The company said its market share in North America was 25.2 percent in the first quarter, down from 26.3 percent a year ago.

Asian automakers such as Toyota Motor Corp., Nissan Motor Co. and Hyundai Motor Co. continue to make U.S. market share gains with new products at the expense of GM and Ford Motor Co., the nation’s No. 2 automaker.

GM’s GMAC finance arm, which has contributed heavily to profits in recent quarters, earned $728 million in the quarter, down from $764 million in the year-ago quarter. The last time GM’s automotive earnings outpaced those at GMAC was in the fourth quarter of 2002.

GM Europe posted a loss of $103 million in the first quarter, an improvement from a loss of $116 million a year ago. GM Asia Pacific earned $60 million in the first quarter, compared with earnings of $275 million in the year-ago quarter.

GM Latin America/Africa/Middle East reported earnings of $46 million in the first quarter, up from $1 million in the first quarter of 2004.

The company has said U.S. health care costs continue to grow at an excessive rate and hamper profitability. GM spent $5.2 billion last year to cover 1.1 million salaried and hourly employees, retirees and family members. GM has said the amount could grow to $5.8 billion this year.

GM expects to get little relief from the United Auto Workers union, which said last week it won’t reopen its contract to negotiate lower costs. The union said it will do what it can within the four-year contract, which expires in 2007, to help GM lower costs.
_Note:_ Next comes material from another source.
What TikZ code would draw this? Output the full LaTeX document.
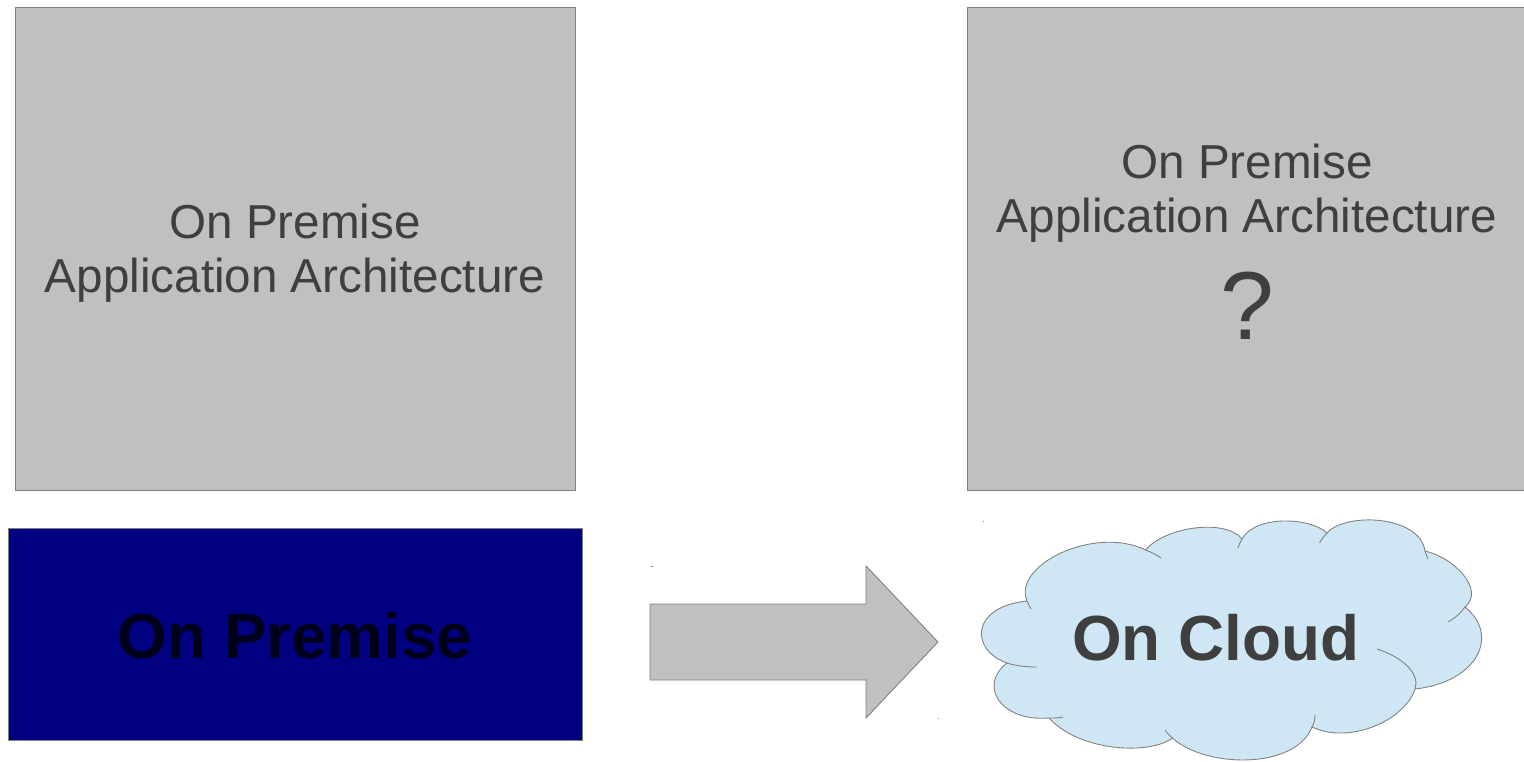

“In our view, the deterioration in GM’s financial condition is not yet serious enough to scare the rank-and-file at the union,” Merrill Lynch analyst John Casesa said in a research note.

Ford, GM’s crosstown rival, also has been hurt by high health care and materials costs and earlier this month lowered its profit forecast for 2005. Ford is expected to announce further production cuts when it releases first-quarter earnings results Wednesday.